Mackenzie Crook discusses Worzel Gummidge reboot tackling environmental issues

Photo credit: BBC/Leopard Pictures/Amanda Searle
Photo credit: BBC/Leopard Pictures/Amanda Searle

From Digital Spy

The BBC's Worzel Gummidge reboot is more than just a reinvention of many people's childhood.

The star-studded redo of author Barbara Euphan Todd's character featuring Michael Palin, Zoe Wanamaker and Mackenzie Crook as the scarecrow is back for two specials, airing on Thursday (December 26) and Friday (December 27).

Digital Spy and other media recently spoke to Crook – who also wrote and directed the films – about remaking Worzel Gummidge with an important message for young viewers.

Photo credit: BBC
Photo credit: BBC

"Very soon after I decided I was interested in doing this adaption, I thought, 'Well, it's absolutely the ideal vehicle for getting across some sort of environmental message'," he explained. "And hopefully that's very subtly done. Not in a preachy way. I don't want it to be annoying."

Crook continued: "But yeah, we're out there in the countryside so we might as well weave that message in. And kids are so on board with that message at the moment and it's the adults that are catching up. It just seemed natural.

"When I was in the woodlands recently, in Essex, and I was clearing up, I found a Marathon wrapper and Marathons turned to Snickers in 1990, so that had been sitting there for 30 years at least, and you could still read everything on it. So yeah, that was horrifying to find that.

Photo credit: BBC/Leopard Pictures/Amanda Searle
Photo credit: BBC/Leopard Pictures/Amanda Searle

"That seems to be the easiest, most visible thing that we can start doing, is the plastic. Just not using single-use plastic, and I can see within a year or two, that'll be banned and we won't be able to believe it's recent past. I think we are beginning to change and it's because kids are so on board with it and they've realised that it's their problem and the adults aren't going to do anything about it."

Young co-star India Brown added: "I do hope that people watch this and change the world because it's the kids, like us two [co-star Thierry Wickens, playing her brother], that are trying to show the audience this message, that we need to all get involved and change the world."

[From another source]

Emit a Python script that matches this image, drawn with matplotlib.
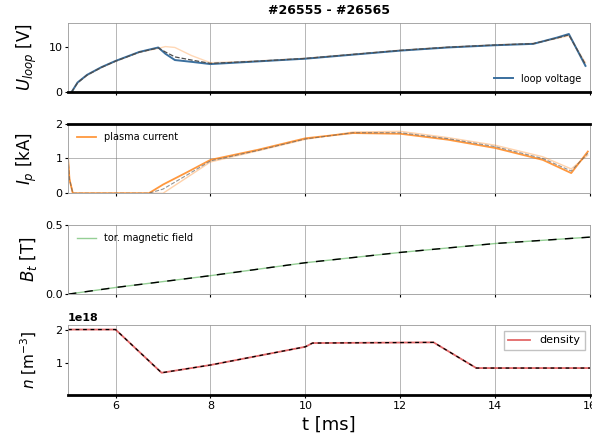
import matplotlib
matplotlib.use("Agg")
import matplotlib.pyplot as plt
import numpy as np

# shots #26555 - #26565
t_u = [5.07, 5.2, 5.4, 5.7, 6.0, 6.5, 6.9, 7.05, 7.25, 7.6, 8.0, 9.0, 10.0,
       11.0, 12.0, 13.0, 14.0, 14.8, 15.3, 15.55, 15.9]
u_a = [0, 2.2, 3.9, 5.6, 7.0, 9.0, 10.0, 8.6, 7.2, 6.8, 6.3, 6.9, 7.5,
       8.4, 9.3, 10.0, 10.5, 10.8, 12.2, 13.0, 5.9]
u_b = [0, 2.1, 3.8, 5.5, 6.9, 8.9, 9.8, 10.2, 10.0, 8.2, 6.6, 7.0, 7.6,
       8.5, 9.4, 10.1, 10.6, 10.9, 12.0, 12.6, 6.6]
u_m = [0, 2.15, 3.85, 5.55, 6.95, 8.95, 9.9, 9.0, 7.9, 7.2, 6.45, 6.95, 7.55,
       8.45, 9.35, 10.05, 10.55, 10.85, 12.1, 12.8, 6.2]

t_i = [5.0, 5.03, 5.1, 6.0, 6.7, 7.0, 7.5, 8.0, 9.0, 10.0, 11.0, 12.0, 13.0,
       14.0, 15.0, 15.6, 15.95]
i_a = [1.0, 0.4, 0, 0, 0, 0.25, 0.6, 0.96, 1.25, 1.58, 1.73, 1.71, 1.54,
       1.3, 0.96, 0.58, 1.2]
i_b = [1.0, 0.4, 0, 0, 0, 0, 0.45, 0.9, 1.22, 1.55, 1.76, 1.78, 1.6,
       1.38, 1.05, 0.7, 1.1]
i_m = [1.0, 0.4, 0, 0, 0, 0.12, 0.52, 0.93, 1.23, 1.56, 1.74, 1.74, 1.57,
       1.34, 1.0, 0.64, 1.15]

t_b = [5.0, 6.0, 8.0, 10.0, 12.0, 14.0, 16.0]
b_t = [0.0, 0.048, 0.133, 0.226, 0.30, 0.364, 0.41]

t_n = [5.0, 6.0, 6.97, 8.0, 10.0, 10.15, 12.7, 13.6, 16.0]
n_e = [2.0, 2.0, 0.72, 0.95, 1.49, 1.6, 1.62, 0.86, 0.86]  # 1e18 m^-3

fig, axs = plt.subplots(4, 1, figsize=(5.92, 4.38), dpi=100, sharex=True)
plt.subplots_adjust(left=0.115, right=0.997, top=0.948, bottom=0.098, hspace=0.45)

ax = axs[0]
ax.plot(t_u, u_b, color='tab:orange', alpha=0.3, lw=1)
ax.plot(t_u, u_a, color='#3a6f9e', lw=1.4, label='loop voltage')
ax.plot(t_u, u_m, color='0.3', lw=0.9, ls='--')
ax.set_ylim(0, 15.5)
ax.set_yticks([0, 10])
ax.set_ylabel('$U_{loop}$ [V]', fontsize=12)
ax.set_title('#26555 - #26565', fontsize=9, fontweight='bold')
ax.legend(loc='lower right', frameon=False, fontsize=7)

ax = axs[1]
ax.plot(t_i, i_b, color='tab:orange', alpha=0.35, lw=1)
ax.plot(t_i, i_a, color='tab:orange', lw=1.3, alpha=0.8, label='plasma current')
ax.plot(t_i, i_m, color='0.4', lw=0.8, ls='--', alpha=0.7)
ax.set_ylim(0, 2)
ax.set_yticks([0, 1, 2])
ax.set_ylabel('$I_p$ [kA]', fontsize=12)
ax.legend(loc='upper left', frameon=False, fontsize=7)

ax = axs[2]
ax.plot(t_b, b_t, color='tab:green', lw=1, alpha=0.5, label='tor. magnetic field')
ax.plot(t_b, b_t, color='k', lw=1, ls=(0, (6, 6)))
ax.set_ylim(0, 0.5)
ax.set_yticks([0.0, 0.5])
ax.set_ylabel('$B_t$ [T]', fontsize=12)
ax.legend(loc='upper left', frameon=False, fontsize=7)

ax = axs[3]
n_abs = np.array(n_e) * 1e18
ax.plot(t_n, n_abs, color='tab:red', lw=1.3, alpha=0.7, label='density')
ax.plot(t_n, n_abs, color='k', lw=0.9, ls=(0, (3, 3)))
ax.set_ylim(0.06e18, 2.12e18)
ax.set_yticks([1e18, 2e18])
ax.set_ylabel('$n$ [m$^{-3}$]', fontsize=11)
ax.set_xlabel('t [ms]', fontsize=13)
ax.legend(loc='upper right', fontsize=8, fancybox=False, edgecolor='0.7')
ax.yaxis.get_offset_text().set_fontsize(8)
ax.yaxis.get_offset_text().set_fontweight('bold')

ax.set_xlim(5, 16)
ax.set_xticks([6, 8, 10, 12, 14, 16])

for a in axs:
    a.grid(True, axis='x', color='0.45', lw=0.6, alpha=0.6)
    a.tick_params(labelsize=8, length=2, pad=2)
    for s in a.spines.values():
        s.set_color('0.6')
        s.set_linewidth(0.6)
axs[1].grid(True, axis='y', color='0.45', lw=0.6, alpha=0.6)

for a, side in [(axs[0], 'bottom'), (axs[1], 'top'), (axs[3], 'bottom')]:
    a.spines[side].set_color('k')
    a.spines[side].set_linewidth(2)

fig.align_ylabels(axs)
plt.savefig('out.png', dpi=100)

Crook also chatted more broadly about the experience of having to update the Worzel Gummidge character for a 2019 telly audience.

Photo credit: BBC
Photo credit: BBC

"The first [book] was written in 1936 and published in 1936, so there were BBC radio scripts first and then she [Barbara Euphan Todd] published them as books," he explained. "It's an enduring story of fish-out-of-water kids who find a secret magical friend who leads them on adventures.

"They're of their time, these books, written in the '30s, but the world and the characters were still there – so we took them and brought it up to date and made our own stories with that world.

"He's a guardian of the natural world, a bit like The Green Man figure himself... He watches over the landscape."

Worzel Gummidge: The Scarecrow of Scatterbrook airs on Thursday (December 26) at 6:20pm, followed by The Green Man on Friday (December 27) at 7pm.